Demanda. Dos 9,2 milhões de inscritos no Enem em 2016, 1,34 milhão são treineiros. Do total de inscritos, 8,6 milhões confirmaram, mas só 6 milhões fizeram realmente as provas, segundo o Inep.

PREOCUPAÇÃO
Impotência deixa coração dos pais mais apertados

O sonho interrompido não é só dos aprovados que não conseguem pagar a faculdade. O coração de mãe fica apertado. “Na hora em que eu recebi a notícia de que ela tinha passado, eu senti alegria e tristeza ao mesmo tempo porque pensei: e agora, como é que vai ser para pagar? Do jeito que as coisas estão difíceis, não temos nem a quem recorrer, porque todo mundo está apertado”, conta a manicure Marlene Bispo, mãe de Thais Lorrane Oliveira Silva.

A auxiliar administrativo Adriana Ribeiro, mãe de Tatiana Ribeiro, divide a mesma angústia. “A gente sonha para os filhos uma vida melhor do que a nossa. Na minha época, o auge era ter ensino médio. Agora, tem que ter curso superior para vencer na vida. Eu vou fazer de tudo para ela conseguir”, afirma. “Às vezes escuto as conversas dos meus pais, preocupados. É muito triste”, lamenta Tatiana.

Para a coordenadora de trilhas de desenvolvimento individual e especialista em carreiras da Faculdade IBS/FGV Elma Santiago, o mais angustiante é que os pais veem no curso superior a garantia de um bom emprego. “O que mais pesa é a sensação de impotência e incapacidade de fazer algo para realizar o sonho de formar o filho. O acesso está cada vez mais restrito.

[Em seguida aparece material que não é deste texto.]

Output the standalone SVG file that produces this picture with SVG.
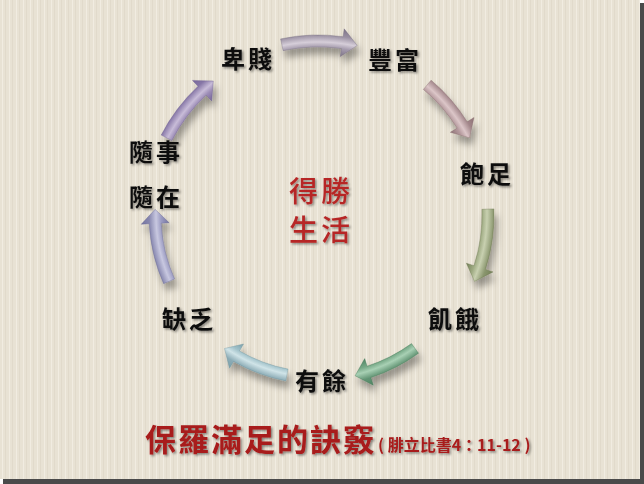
<svg xmlns="http://www.w3.org/2000/svg" width="644" height="484" viewBox="0 0 644 484">
<defs>
<pattern id="stripes" x="0" y="0" width="7" height="10" patternUnits="userSpaceOnUse">
<rect x="0" y="0" width="7" height="10" fill="#e8e2d4"/>
<rect x="2" y="0" width="1" height="10" fill="#f1ece1"/>
<rect x="5" y="0" width="1" height="10" fill="#e1dacb"/>
</pattern>
<filter id="ashadow" x="-30%" y="-30%" width="160%" height="170%">
<feDropShadow dx="3" dy="7" stdDeviation="3.5" flood-color="#000" flood-opacity="0.35"/>
</filter>
<filter id="tshadow" x="-10%" y="-10%" width="130%" height="140%">
<feDropShadow dx="1.5" dy="1.5" stdDeviation="1" flood-color="#000" flood-opacity="0.45"/>
</filter>
<radialGradient id="g1" gradientUnits="userSpaceOnUse" cx="318" cy="215" r="200">
<stop offset="0.80" stop-color="#7e7488"/><stop offset="0.84" stop-color="#a69cae"/><stop offset="0.865" stop-color="#d6ced9"/><stop offset="0.90" stop-color="#9a90a2"/><stop offset="0.94" stop-color="#7e7488"/>
</radialGradient>
<radialGradient id="g2" gradientUnits="userSpaceOnUse" cx="318" cy="215" r="200">
<stop offset="0.78" stop-color="#8e7276"/><stop offset="0.82" stop-color="#b59a9e"/><stop offset="0.845" stop-color="#dcc6c8"/><stop offset="0.88" stop-color="#a2868a"/><stop offset="0.92" stop-color="#8e7276"/>
</radialGradient>
<radialGradient id="g3" gradientUnits="userSpaceOnUse" cx="318" cy="215" r="200">
<stop offset="0.78" stop-color="#748058"/><stop offset="0.82" stop-color="#9eaa82"/><stop offset="0.845" stop-color="#c8d0b0"/><stop offset="0.88" stop-color="#8a966e"/><stop offset="0.92" stop-color="#748058"/>
</radialGradient>
<radialGradient id="g4" gradientUnits="userSpaceOnUse" cx="318" cy="215" r="200">
<stop offset="0.755" stop-color="#4e8462"/><stop offset="0.795" stop-color="#76a886"/><stop offset="0.82" stop-color="#a8d0b4"/><stop offset="0.855" stop-color="#629474"/><stop offset="0.895" stop-color="#4e8462"/>
</radialGradient>
<radialGradient id="g5" gradientUnits="userSpaceOnUse" cx="318" cy="215" r="200">
<stop offset="0.745" stop-color="#7aa0aa"/><stop offset="0.785" stop-color="#a2c2ca"/><stop offset="0.81" stop-color="#d0e4e8"/><stop offset="0.845" stop-color="#8cacb6"/><stop offset="0.885" stop-color="#7aa0aa"/>
</radialGradient>
<radialGradient id="g6" gradientUnits="userSpaceOnUse" cx="318" cy="215" r="200">
<stop offset="0.745" stop-color="#7474a0"/><stop offset="0.785" stop-color="#9c9cc2"/><stop offset="0.81" stop-color="#c8c8e0"/><stop offset="0.845" stop-color="#8686ae"/><stop offset="0.885" stop-color="#7474a0"/>
</radialGradient>
<radialGradient id="g7" gradientUnits="userSpaceOnUse" cx="318" cy="215" r="200">
<stop offset="0.78" stop-color="#76669a"/><stop offset="0.82" stop-color="#9c8cb6"/><stop offset="0.845" stop-color="#c8bcd8"/><stop offset="0.88" stop-color="#8676a6"/><stop offset="0.92" stop-color="#76669a"/>
</radialGradient>
<style>
.lbl{font-family:"Noto Sans CJK TC","Noto Sans CJK SC",sans-serif;font-weight:700;font-size:24px;letter-spacing:3px;fill:#111;text-anchor:middle}
.ctr{font-family:"Noto Sans CJK TC","Noto Sans CJK SC",sans-serif;font-weight:500;font-size:29px;letter-spacing:3px;fill:#b41e1e;text-anchor:middle}
.ttl{font-family:"Noto Sans CJK TC","Noto Sans CJK SC",sans-serif;font-weight:700;font-size:31px;letter-spacing:2px;fill:#a81a1a}
.sub{font-family:"Noto Sans CJK TC","Noto Sans CJK SC",sans-serif;font-weight:700;font-size:16px;fill:#a81a1a}
.arr{stroke-width:0.6;stroke-opacity:0.6}
</style>
</defs>
<rect x="0" y="0" width="644" height="484" fill="#ffffff"/>
<rect x="3" y="3" width="641" height="481" fill="#4a4a4a"/>
<rect x="0" y="0" width="640" height="479" fill="url(#stripes)"/>

<g id="connectors" filter="url(#ashadow)">
<path class="arr" fill="url(#g1)" stroke="#6e6478" d="M280.6,38.9 A180,180 0 0,1 343.1,36.7 L344.2,28.8 L357.2,45.5 L340.3,56.6 L341.4,48.6 A168,168 0 0,0 283.1,50.7 Z"/>
<path class="arr" fill="url(#g2)" stroke="#7e6266" d="M431.1,80.2 A176,176 0 0,1 467.2,121.7 L474.0,117.5 L469.5,137.8 L450.3,132.3 L457.1,128.1 A164,164 0 0,0 423.4,89.4 Z"/>
<path class="arr" fill="url(#g3)" stroke="#647048" d="M493.9,208.9 A176,176 0 0,1 485.4,269.4 L493.0,271.9 L474.5,281.4 L466.4,263.2 L474.0,265.7 A164,164 0 0,0 481.9,209.3 Z"/>
<path class="arr" fill="url(#g4)" stroke="#3e7452" d="M418.5,353.3 A171,171 0 0,1 370.8,377.6 L373.3,385.2 L355.1,375.8 L364.7,358.6 L367.1,366.2 A159,159 0 0,0 411.5,343.6 Z"/>
<path class="arr" fill="url(#g5)" stroke="#6a909a" d="M285.8,380.9 A169,169 0 0,1 233.5,361.4 L229.5,368.3 L224.5,348.5 L243.5,344.0 L239.5,351.0 A157,157 0 0,0 288.0,369.1 Z"/>
<path class="arr" fill="url(#g6)" stroke="#646490" d="M163.6,283.7 A169,169 0 0,1 149.2,223.8 L141.2,224.3 L155.1,209.3 L169.2,222.8 L161.2,223.2 A157,157 0 0,0 174.6,278.9 Z"/>
<path class="arr" fill="url(#g7)" stroke="#66568a" d="M161.2,135.1 A176,176 0 0,1 198.0,86.3 L192.5,80.4 L213.3,81.0 L211.6,100.9 L206.2,95.1 A164,164 0 0,0 171.9,140.5 Z"/>
</g>

<g filter="url(#tshadow)">
<g id="node-beijian"><text class="lbl" x="248" y="68">卑賤</text></g>
<g id="node-fengfu"><text class="lbl" x="395" y="69">豐富</text></g>
<g id="node-baozu"><text class="lbl" x="487" y="183">飽足</text></g>
<g id="node-jie"><text class="lbl" x="455" y="328">飢餓</text></g>
<g id="node-youyu"><text class="lbl" x="322" y="390">有餘</text></g>
<g id="node-quefa"><text class="lbl" x="189" y="328">缺乏</text></g>
<g id="node-suishi"><text class="lbl" x="156" y="161">隨事</text><text class="lbl" x="156" y="206">隨在</text></g>
</g>
<g id="node-center" filter="url(#tshadow)" opacity="0.95">
<text class="ctr" x="321" y="202">得勝</text>
<text class="ctr" x="321" y="241">生活</text>
</g>
<g id="title" filter="url(#tshadow)">
<text class="ttl" x="145" y="451">保羅滿足的訣竅</text>
<text class="sub" x="378" y="451" xml:space="preserve">( 腓立比書4：11-12 )</text>
</g>
</svg>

Até mesmo para os financiamentos privados é difícil conseguir um fiador, com tanta gente desempregada. Apesar de tudo, a família jamais pode desanimar. Tem que acreditar sempre que as coisas vão melhorar”, destaca. (QA)

Mãe pediu para ser demitida só para ajudar a filha com o FGTS

A dificuldade de acesso à universidade também atropela o sonho dos pais que, embora façam tudo para financiar os estudos dos filhos, nem sempre conseguem o suficiente. Até mesmo colocar o emprego em risco está entre as opções. Endividada, M.S. S., que pediu para não ter o nome divulgado, fez um acordo com a empresa em que trabalha para que fosse mandada embora e conseguisse dinheiro para limpar o nome e ser fiadora da filha, que tenta uma linha de financiamento privado. “Foi o único jeito. Usei meu FGTS para quitar minhas dívidas e limpar meu nome. Foi tudo na confiança, mas a qualquer momento eles podem me dispensar, porque estou lá sem carteira assinada”, conta.

O esforço da mãe ainda não foi recompensado. A filha não foi aprovada em nenhuma linha de crédito privado.